Microservices architecture is revolutionizing the way modern software is built. Instead of a single monolithic application, microservices break down functionality into small, independent services that communicate over a network. This approach brings flexibility, scalability, and easier maintenance. In this post, we’ll explore the core concepts of microservices and how to start programming with them.

What Are Microservices?


Microservices are a software development technique where an application is composed of loosely coupled, independently deployable services. Each service focuses on a specific business capability and communicates with others through lightweight APIs, usually over HTTP or messaging queues.

Why Use Microservices?


  • Scalability: Scale services independently based on load.
  • Flexibility: Use different languages or technologies for different services.
  • Faster Development: Small teams can build, test, and deploy services independently.
  • Resilience: Failure in one service doesn't crash the entire system.
  • Better Maintainability: Easier to manage, update, and test smaller codebases.

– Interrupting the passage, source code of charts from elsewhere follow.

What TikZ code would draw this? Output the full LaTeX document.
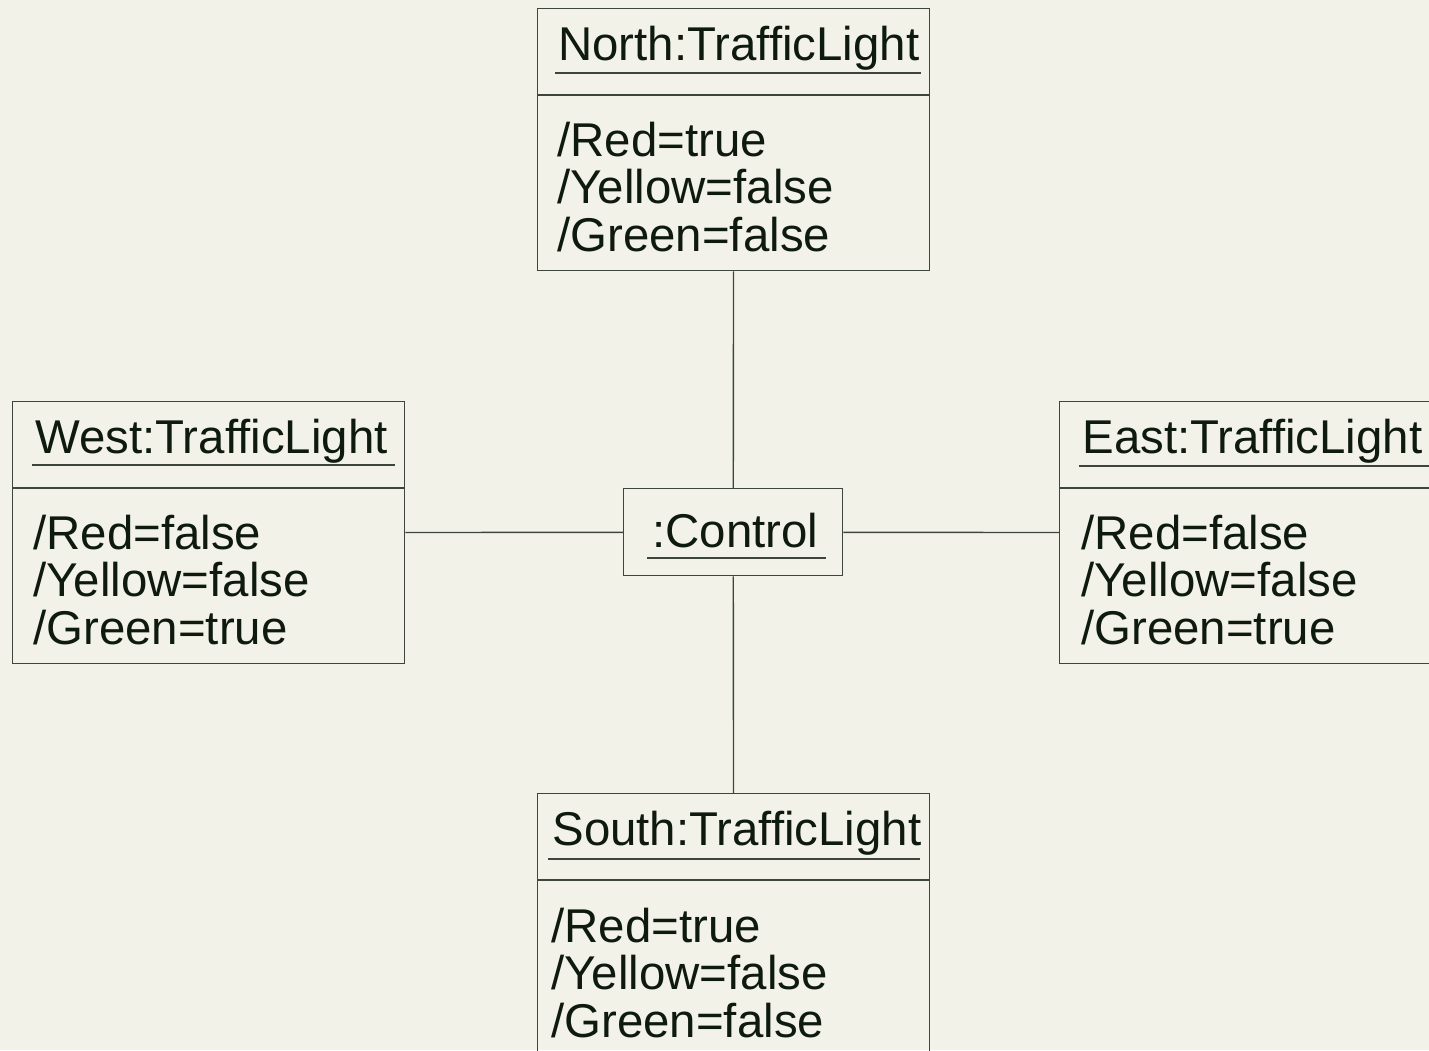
\documentclass[tikz,border=0pt]{standalone}
\usepackage{fontspec}
\setmainfont{Liberation Sans}
\usetikzlibrary{calc}
\definecolor{bg}{HTML}{F2F2E8}
\definecolor{ink}{HTML}{0F1A0F}
\definecolor{edge}{HTML}{3C463C}
\begin{document}
\begin{tikzpicture}[x=0.5pt,y=-0.5pt,
  objbox/.style={draw=edge, line width=0.7pt, rectangle, inner sep=0,
    minimum width=196pt, minimum height=131pt, anchor=north west},
  ctrlbox/.style={draw=edge, line width=0.7pt, rectangle, inner sep=0,
    minimum width=109.5pt, minimum height=43.5pt, anchor=north west},
  title/.style={text=ink, font=\fontsize{23.7}{24}\selectfont, inner sep=0, anchor=base west},
  attrs/.style={text=ink, font=\fontsize{23.7}{23.75}\selectfont, inner sep=0,
    anchor=base west, align=left},
  rule/.style={draw=edge, line width=0.6pt},
  link/.style={draw=edge, line width=0.7pt}]

\fill[bg] (0,0) rectangle (1429,1050);
\useasboundingbox (0,0) rectangle (1429,1050);
\clip (0,0) rectangle (1429,1050);

% object boxes
\node[objbox] (north) at (537,8) {};
\node[objbox] (west) at (12,401) {};
\node[objbox] (east) at (1059,401) {};
\node[objbox] (south) at (537,793) {};
\node[ctrlbox] (ctrl) at (623,488) {};

% compartment separators
\foreach \b in {north,west,east,south}
  \draw[rule] ($(\b.north west)+(0,87)$) -- ($(\b.north east)+(0,87)$);

% object names
\node[title] (northT) at ($(north.north west)+(21,52)$) {North:TrafficLight};
\node[title] (westT)  at ($(west.north west)+(23,52)$)  {West:TrafficLight};
\node[title] (eastT)  at ($(east.north west)+(23,52)$)  {East:TrafficLight};
\node[title] (southT) at ($(south.north west)+(15,52)$) {South:TrafficLight};
\node[title] (ctrlT)  at ($(ctrl.north west)+(29,59)$)  {:Control};

% name underlines
\draw[rule] ($(north.north west)+(18,65)$) -- ($(north.north west)+(384,65)$);
\draw[rule] ($(west.north west)+(20,64)$) -- ($(west.north west)+(383,64)$);
\draw[rule] ($(east.north west)+(20,65)$) -- ($(east.north west)+(390,65)$);
\draw[rule] ($(south.north west)+(11,66)$) -- ($(south.north west)+(383,66)$);
\draw[rule] ($(ctrl.north west)+(24,70)$) -- ($(ctrl.north west)+(203,70)$);

% attribute compartments (anchored at the baseline of the last line)
\node[attrs] (northA) at ($(north.north west)+(20,243)$) {/Red=true\\/Yellow=false\\/Green=false};
\node[attrs] (westA)  at ($(west.north west)+(21,243)$)  {/Red=false\\/Yellow=false\\/Green=true};
\node[attrs] (eastA)  at ($(east.north west)+(22,243)$)  {/Red=false\\/Yellow=false\\/Green=true};
\node[attrs] (southA) at ($(south.north west)+(14,244)$) {/Red=true\\/Yellow=false\\/Green=false};

% links
\draw[link] (north) -- (ctrl);
\draw[link] (ctrl) -- (south);
\draw[link] (west) -- (ctrl);
\draw[link] (ctrl) -- (east);
\end{tikzpicture}
\end{document}
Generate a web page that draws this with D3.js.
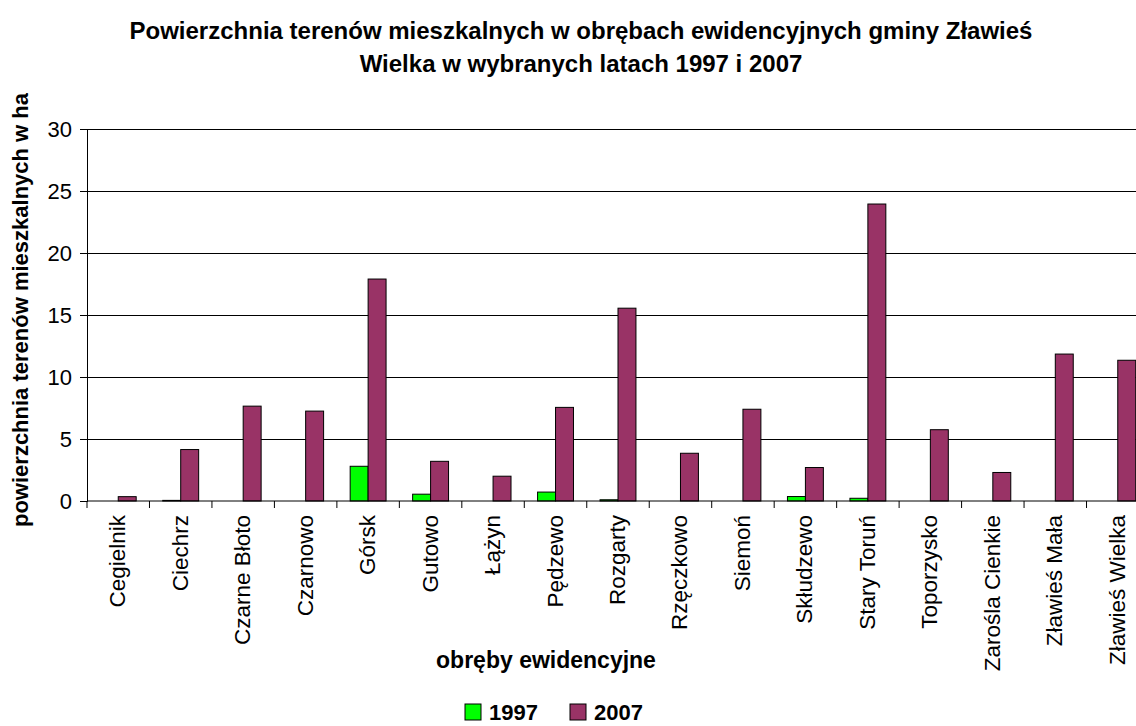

Key Components of Microservices Architecture


  • Services: Individual, self-contained units with specific functionality.
  • API Gateway: Central access point that routes requests to appropriate services.
  • Service Discovery: Automatically locates services within the system (e.g., Eureka, Consul).
  • Load Balancing: Distributes incoming traffic across instances (e.g., Nginx, HAProxy).
  • Containerization: Deploy services in isolated environments (e.g., Docker, Kubernetes).
  • Messaging Systems: Allow asynchronous communication (e.g., RabbitMQ, Apache Kafka).

Popular Tools and Frameworks


  • Spring Boot + Spring Cloud (Java): Full-stack support for microservices.
  • Express.js (Node.js): Lightweight framework for building RESTful services.
  • FastAPI (Python): High-performance framework ideal for microservices.
  • Docker: Container platform for packaging and running services.
  • Kubernetes: Orchestrates and manages containerized microservices.

Example: A Simple Microservices Architecture


  • User Service: Manages user registration and authentication.
  • Product Service: Handles product listings and inventory.
  • Order Service: Manages order placement and status.

Each service runs on its own server or container, communicates through REST APIs, and has its own database to avoid tight coupling.

Best Practices for Microservices Programming


  • Keep services small and focused on a single responsibility.
  • Use versioned APIs to ensure backward compatibility.
  • Centralize logging and monitoring using tools like ELK Stack or Prometheus + Grafana.
  • Secure your APIs using tokens (JWT, OAuth2).
  • Automate deployments and CI/CD pipelines with tools like Jenkins, GitHub Actions, or GitLab CI.
  • Avoid shared databases between services — use event-driven architecture for coordination.

Challenges in Microservices


  • Managing communication and data consistency across services.
  • Increased complexity in deployment and monitoring.
  • Ensuring security between service endpoints.

Conclusion


Microservices programming is a powerful approach to building modern, scalable applications. While it introduces architectural complexity, the benefits in flexibility, deployment, and team autonomy make it an ideal choice for many large-scale projects. With the right tools and design patterns, you can unlock the full potential of microservices for your applications.